Customers using Infor technology have instant visibility into what is happening. During the canal blockage, they were able to see on a map, connected in real time, what containers they had on their way to Suez, which ones were stuck in the traffic jam, and which ones were going around Africa. “Logistics managers could just open up the application, refresh it, and see them on a map,” says Schaut. “Companies that didn’t go digital had to call their freight forwarders, find out about their shipments, and if there were any changes the next day, they had to do the exercise all over again. From an efficiency point of view, the difference is massive. It didn’t help to unblock the Suez Canal any earlier, but at least if you had more information, you knew where your containers were, and you could calculate the delay.” 

As demand has outpaced supply, there has been a major shift of power in the logistics industry, where the balance has tilted to the freight companies. “If you look at the past 20 years, shipping was characterized by overcapacity. It was a procurement game, where companies would go out to tender, look at the different bids, and save money by choosing the cheapest option. Everyone had more capacity than demand back then,” says Schaut. “Now it’s still about controlling costs, but it’s end-to-end costs, it’s a matter of efficiency, not just finding the cheapest suppliers. You want to look at working capital reduction and time to market. When you have better visibility, you can look at alternatives.” 

Furthermore, Schaut recommends that companies need to be more steady and reliable clients for their shipping partners to get the most advantageous terms. He says if a company wants its cargo moving regularly, it needs to supply a steady stream of products to its ships, avoiding fluctuations that make its business less reliable. “You need to change your planning approach, to get better forecasts and better visibility before that cargo is loaded,” says Schaut. “For all this, you need technology.” 

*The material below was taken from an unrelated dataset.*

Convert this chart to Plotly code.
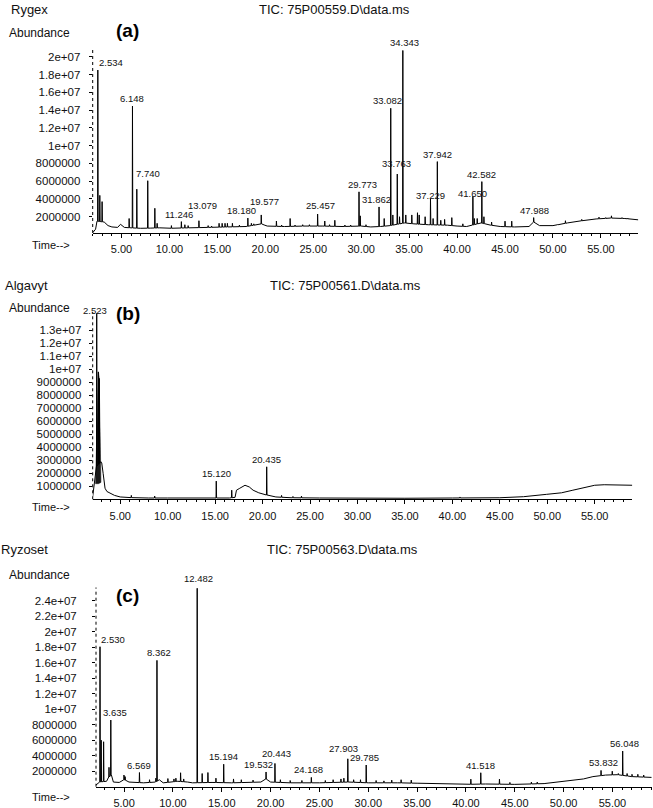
import numpy as np
import plotly.graph_objects as go

W, H = 653, 808
M = 1e6  # abundance values below are in millions

# ---------------- Panel (a) Rygex ----------------
a_base_t = [2.0, 2.3, 2.45, 3.2, 3.6, 4.0, 4.6, 4.9, 5.3, 6.0, 7.0, 8.0, 9.0, 10.0, 12.0, 14.0,
            16.0, 18.0, 19.6, 20.2, 22.0, 24.0, 26.0, 28.0, 30.0, 31.0, 32.0, 33.0, 34.5, 35.5,
            37.0, 39.0, 40.0, 41.0, 42.5, 43.5, 44.5, 46.0, 47.5, 48.0, 48.6, 50.0, 51.5, 53.0,
            54.5, 56.0, 57.5, 58.9]
a_base_v = [0.2, 0.6, 1.5, 1.4, 1.0, 0.85, 0.8, 1.15, 0.8, 0.75, 0.7, 0.72, 0.75, 0.7, 0.75, 0.8,
            0.85, 0.9, 1.2, 0.95, 0.9, 0.95, 0.95, 0.9, 0.95, 0.85, 0.9, 1.0, 1.3, 1.2,
            1.1, 1.05, 0.95, 0.9, 1.3, 1.05, 0.9, 0.85, 0.9, 1.4, 1.0, 1.0, 1.3, 1.55,
            1.75, 1.85, 1.8, 1.65]
a_lab_t = [2.534, 6.148, 7.740, 11.246, 13.079, 18.180, 19.577, 25.457, 29.773, 31.862,
           33.082, 33.763, 34.343, 37.229, 37.942, 41.650, 42.582, 47.988]
a_lab_v = [18.5, 14.45, 6.05, 1.45, 1.55, 1.85, 2.2, 2.3, 4.8, 3.1,
           14.2, 6.8, 20.7, 4.0, 8.2, 4.3, 5.95, 1.9]
a_pk_t = [2.74, 2.98, 5.80, 6.60, 8.48, 8.72, 10.21, 11.61, 11.95, 14.04, 14.4, 15.18, 15.5,
          15.8, 16.05, 16.57, 17.3, 18.55, 18.8, 19.9, 21.16, 21.7, 22.59, 23.1, 23.9, 24.6,
          26.2, 26.7, 27.25, 28.3, 28.9, 29.9, 30.5, 32.4, 33.12, 33.3, 34.0, 34.65, 35.28,
          35.87, 36.05, 36.67, 37.5, 38.3, 38.7, 39.45, 40.6, 41.8, 42.1, 42.8, 43.6, 45.0,
          45.7, 50.5, 51.3, 52.3, 53.0, 54.8, 55.5, 56.1, 57.2, 57.8]
a_pk_v = [4.4, 3.7, 1.8, 5.1, 2.95, 1.26, 1.0, 1.1, 1.0, 1.0, 0.95, 1.26, 1.26,
          1.26, 1.26, 1.26, 1.07, 1.26, 1.2, 1.07, 1.52, 1.07, 1.8, 1.07, 1.1, 1.1,
          1.52, 1.1, 1.6, 1.07, 1.07, 2.1, 1.1, 1.8, 9.1, 2.2, 2.0, 2.2, 2.2,
          2.45, 2.2, 2.0, 1.8, 1.6, 1.7, 1.9, 1.2, 1.8, 1.8, 2.0, 1.4, 1.5,
          1.5, 1.15, 1.55, 1.45, 1.7, 1.95, 1.9, 2.1, 1.9, 1.85]

# ---------------- Panel (b) Algavyt ----------------
b_base_t = [2.1, 2.3, 2.45, 2.95, 3.05, 3.2, 3.4, 3.6, 3.93, 4.4, 5.0, 6.0, 8.0, 10.0, 14.0,
            16.5, 17.1, 17.25, 17.6, 18.15, 18.6, 19.0, 19.6, 20.0, 21.4, 23.0, 26.0, 30.0,
            35.0, 40.0, 45.0, 47.5, 49.9, 51.5, 52.7, 54.0, 55.0, 56.0, 58.96]
b_base_v = [0.2, 1.3, 2.5, 2.9, 2.8, 2.0, 0.85, 0.6, 0.46, 0.3, 0.18, 0.13, 0.1, 0.1, 0.1,
            0.1, 0.15, 0.7, 0.85, 1.08, 0.95, 0.7, 0.5, 0.4, 0.18, 0.12, 0.1, 0.08,
            0.08, 0.1, 0.12, 0.2, 0.38, 0.5, 0.7, 0.9, 1.08, 1.12, 1.08]
b_lab_t = [2.523, 15.120, 20.435]
b_lab_v = [14.3, 1.4, 2.5]
b_pk_t = [2.70, 2.80, 6.17, 8.63, 16.75, 22.0, 23.2, 24.1, 40.8]
b_pk_v = [9.8, 9.3, 0.3, 0.25, 0.7, 0.3, 0.22, 0.25, 0.18]
# dark, densely overdrawn envelope of the solvent peak
b_env_t = [2.40, 2.55, 2.62, 2.70, 2.78, 2.84, 2.90, 2.97, 2.97, 2.70, 2.40]
b_env_v = [1.2, 6.5, 9.6, 9.8, 9.4, 6.0, 3.2, 2.8, 1.3, 1.2, 1.2]

# ---------------- Panel (c) Ryzoset ----------------
c_base_t = [2.1, 2.4, 3.2, 3.4, 3.7, 3.9, 4.5, 5.0, 5.5, 7.0, 8.2, 8.6, 9.0, 10.5, 11.5, 12.0,
            14.0, 16.0, 19.0, 19.5, 20.0, 22.0, 25.0, 28.0, 30.0, 33.0, 35.0, 38.0, 40.0,
            42.0, 45.0, 48.0, 50.0, 52.0, 53.0, 54.3, 55.5, 57.0, 59.0]
c_base_v = [0.2, 0.6, 0.7, 1.2, 1.5, 0.6, 0.55, 0.9, 0.6, 0.5, 0.6, 0.9, 0.5, 0.7, 0.6, 0.5,
            0.55, 0.5, 0.6, 1.0, 0.6, 0.5, 0.5, 0.6, 0.5, 0.5, 0.45, 0.35, 0.3,
            0.35, 0.3, 0.4, 0.7, 1.0, 1.3, 1.5, 1.55, 1.3, 1.2]
c_lab_t = [2.530, 3.635, 6.569, 8.362, 12.482, 15.194, 19.532, 20.443, 24.168, 27.903,
           29.785, 41.518, 53.832, 56.048]
c_lab_v = [18.06, 8.6, 1.83, 16.3, 25.6, 2.9, 1.9, 3.0, 1.2, 3.6, 2.8, 1.8, 2.1, 4.6]
c_pk_t = [2.65, 2.90, 3.45, 4.98, 5.1, 7.6, 8.25, 9.48, 10.1, 10.3, 10.78, 11.1, 12.99,
          13.58, 14.4, 16.2, 17.0, 18.2, 21.0, 22.0, 23.2, 25.6, 26.4, 27.2, 27.5, 28.5,
          29.2, 30.8, 31.6, 32.4, 33.36, 34.4, 40.5, 43.43, 44.5, 46.7, 47.3, 52.0, 54.98,
          55.6, 56.5, 57.0, 57.6, 58.2]
c_pk_v = [6.0, 5.8, 2.5, 1.5, 1.3, 0.9, 1.1, 1.05, 1.0, 1.1, 1.8, 1.0, 1.7,
          1.83, 1.1, 1.0, 0.9, 0.85, 0.9, 0.8, 0.8, 0.8, 0.9, 1.0, 1.1, 0.9,
          0.9, 0.8, 0.75, 0.85, 0.9, 0.85, 0.97, 0.97, 0.55, 0.6, 0.6, 1.0, 2.0,
          1.7, 1.7, 1.6, 1.6, 1.5]

# ---------------- text ----------------
sample_names = ["Rygex", "Algavyt", "Ryzoset"]
tic_titles = ["TIC: 75P00559.D\\data.ms", "TIC: 75P00561.D\\data.ms", "TIC: 75P00563.D\\data.ms"]
panel_tags = ["(a)", "(b)", "(c)"]
a_ytick_v = [2, 4, 6, 8, 10, 12, 14, 16, 18, 20]
a_ytick_s = ["2000000", "4000000", "6000000", "8000000", "1e+07", "1.2e+07", "1.4e+07",
             "1.6e+07", "1.8e+07", "2e+07"]
b_ytick_v = [1, 2, 3, 4, 5, 6, 7, 8, 9, 10, 11, 12, 13]
b_ytick_s = ["1000000", "2000000", "3000000", "4000000", "5000000", "6000000", "7000000",
             "8000000", "9000000", "1e+07", "1.1e+07", "1.2e+07", "1.3e+07"]
c_ytick_v = [2, 4, 6, 8, 10, 12, 14, 16, 18, 20, 22, 24]
c_ytick_s = ["2000000", "4000000", "6000000", "8000000", "1e+07", "1.2e+07", "1.4e+07",
             "1.6e+07", "1.8e+07", "2e+07", "2.2e+07", "2.4e+07"]


def trace_xy(base_t, base_v, pk_t, pk_v):
    """Baseline polyline with each peak drawn as a narrow spike rising from it."""
    pts = list(zip(base_t, base_v))
    feet = np.interp(pk_t, base_t, base_v)
    for t, v, f in zip(pk_t, pk_v, feet):
        pts += [(t - 0.025, f), (t, v), (t + 0.035, f)]
    pts.sort(key=lambda p: p[0])
    xs = [p[0] for p in pts]
    ys = [p[1] * M for p in pts]
    return xs, ys


FONT = "Liberation Sans, Arial, sans-serif"
INK = "#111111"


def px(x):
    return x / W


def py(y):
    return 1 - y / H


panels = [
    dict(base=(a_base_t, a_base_v), lab=(a_lab_t, a_lab_v), pk=(a_pk_t, a_pk_v),
         xdom=[92.7, 638.3], ydom=[233.0, 49.4], xr=[2.0, 58.9], yr=[0.17, 20.82],
         yt=(a_ytick_v, a_ytick_s), ystand=6,
         name_y=9.5, tic_x=257, abund_y=33, tag_y=30, time_y=245,
         shifts=[(None, -1, 0), (0, 0, 0), (0, 0, 0), (0, -2, 0), (0, 4, 8), (0, -6, 0),
                 (0, 3, 6), (0, 3, 1), (0, 3, 0), (0, -3, 0), (0, -3, 0), (0, -1, 3),
                 (0, 2, 0), (0, 0, -4), (0, 0, 0), (0, 0, -5), (0, 0, 0), (0, 1, 0)]),
    dict(base=(b_base_t, b_base_v), lab=(b_lab_t, b_lab_v), pk=(b_pk_t, b_pk_v),
         xdom=[92.7, 632.3], ydom=[499.3, 312.0], xr=[2.1, 58.96], yr=[0.0, 14.41],
         yt=(b_ytick_v, b_ytick_s), ystand=5,
         name_y=285, tic_x=268, abund_y=308, tag_y=313, time_y=507,
         shifts=[(0, -2, -5), (0, 0, 0), (0, 0, 0)]),
    dict(base=(c_base_t, c_base_v), lab=(c_lab_t, c_lab_v), pk=(c_pk_t, c_pk_v),
         xdom=[96.0, 652.0], ydom=[786.7, 587.5], xr=[2.12, 59.05], yr=[0.0, 25.7],
         yt=(c_ytick_v, c_ytick_s), ystand=13,
         name_y=549, tic_x=265, abund_y=575, tag_y=595, time_y=797,
         shifts=[(None, -1, 0), (0, 4, 0), (0, 0, 0), (0, 2, 0), (0, 1, 2), (0, 0, 0),
                 (0, -8, 0), (0, 2, 2), (0, -3, 0), (0, -4, 3), (0, -2, 0), (0, 0, 0),
                 (0, 2, 0), (0, 2, 0)]),
]

fig = go.Figure()
annotations = []
shapes = []
layout_axes = {}

for i, p in enumerate(panels):
    k = "" if i == 0 else str(i + 1)
    xref, yref = "x" + k, "y" + k

    if i == 1:
        # dark overdrawn envelope of the solvent peak
        fig.add_trace(go.Scatter(x=b_env_t, y=[v * M for v in b_env_v], xaxis=xref, yaxis=yref,
                                 mode="lines", fill="toself", fillcolor="#1a1a1a",
                                 line=dict(color="#1a1a1a", width=0.5), hoverinfo="skip",
                                 showlegend=False))

    all_pk_t = list(p["lab"][0]) + list(p["pk"][0])
    all_pk_v = list(p["lab"][1]) + list(p["pk"][1])
    xs, ys = trace_xy(p["base"][0], p["base"][1], all_pk_t, all_pk_v)
    fig.add_trace(go.Scatter(x=xs, y=ys, xaxis=xref, yaxis=yref, mode="lines",
                             line=dict(color="#000000", width=1), hoverinfo="skip",
                             showlegend=False))

    layout_axes["xaxis" + k] = dict(
        domain=[px(p["xdom"][0]), px(p["xdom"][1])], range=p["xr"], anchor=yref,
        showline=True, linecolor="#000", linewidth=1, ticks="outside", ticklen=4,
        tickcolor="#000", tickmode="linear", tick0=0, dtick=5, tickformat=".2f",
        tickfont=dict(family=FONT, size=11, color=INK), showgrid=False, zeroline=False,
        minor=dict(tickmode="linear", tick0=0, dtick=1, ticks="outside", ticklen=2,
                   tickcolor="#000", showgrid=False),
        ticklabelstandoff=2, fixedrange=True)
    layout_axes["yaxis" + k] = dict(
        domain=[py(p["ydom"][0]), py(p["ydom"][1])], range=[p["yr"][0] * M, p["yr"][1] * M],
        anchor=xref, showline=False, ticks="outside", ticklen=3, tickcolor="#000",
        tickmode="array", tickvals=[v * M for v in p["yt"][0]], ticktext=p["yt"][1],
        tickfont=dict(family=FONT, size=11.5, color=INK), showgrid=False, zeroline=False,
        ticklabelstandoff=p["ystand"], fixedrange=True)

    # dotted vertical axis line
    shapes.append(dict(type="line", xref=xref + " domain", yref=yref + " domain",
                       x0=0, x1=0, y0=0, y1=1, line=dict(color="#000", width=1, dash="dot")))

    # peak labels
    for (t, v), (anc, dx, dy) in zip(zip(*p["lab"]), p["shifts"]):
        annotations.append(dict(x=t, y=v * M, xref=xref, yref=yref, text=f"{t:.3f}",
                                showarrow=False, xanchor="left" if anc is None else "center",
                                yanchor="bottom", xshift=dx, yshift=dy,
                                font=dict(family=FONT, size=9.5, color=INK)))

    # headers
    annotations += [
        dict(x=px(50), y=py(p["name_y"]), xref="paper", yref="paper", text=sample_names[i],
             showarrow=False, xanchor="right", yanchor="middle",
             font=dict(family=FONT, size=13, color=INK)),
        dict(x=px(p["tic_x"]), y=py(p["name_y"]), xref="paper", yref="paper",
             text=tic_titles[i], showarrow=False, xanchor="left", yanchor="middle",
             font=dict(family=FONT, size=13, color=INK)),
        dict(x=px(7), y=py(p["abund_y"]), xref="paper", yref="paper", text="Abundance",
             showarrow=False, xanchor="left", yanchor="middle",
             font=dict(family=FONT, size=12, color=INK)),
        dict(x=px(127.5), y=py(p["tag_y"]), xref="paper", yref="paper",
             text="<b>" + panel_tags[i] + "</b>", showarrow=False, xanchor="center",
             yanchor="middle", font=dict(family=FONT, size=19, color="#000")),
        dict(x=px(30), y=py(p["time_y"]), xref="paper", yref="paper", text="Time-->",
             showarrow=False, xanchor="left", yanchor="middle",
             font=dict(family=FONT, size=11, color=INK)),
    ]

fig.update_layout(
    width=W, height=H, margin=dict(l=0, r=0, t=0, b=0),
    paper_bgcolor="white", plot_bgcolor="white",
    annotations=annotations, shapes=shapes, showlegend=False,
    font=dict(family=FONT, color=INK),
    **layout_axes,
)

fig.write_html("out.html", config={"displayModeBar": False},
               post_script="document.body.style.margin='0';"
                           "document.body.style.overflow='hidden';")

Emphasizing DB Schenker’s commitment to a digital leadership, Schaut says, “We now have an unprecedented window into processes that make up the complete end-to-end journey for our global logistics customers and can offer reliable intelligence for the arrival of goods.” He goes on to urge companies to make the investment in technology to help them traverse the growing demands of a global supply chain. “We need to balance complexity without putting too much investment in our own teams, because a lot of companies can’t afford that. It’s through technology that we need to make these efficiency gains. In terms of the supply chain and production, there are a lot of advantages in global trade. You just can’t manage things with excel files anymore.”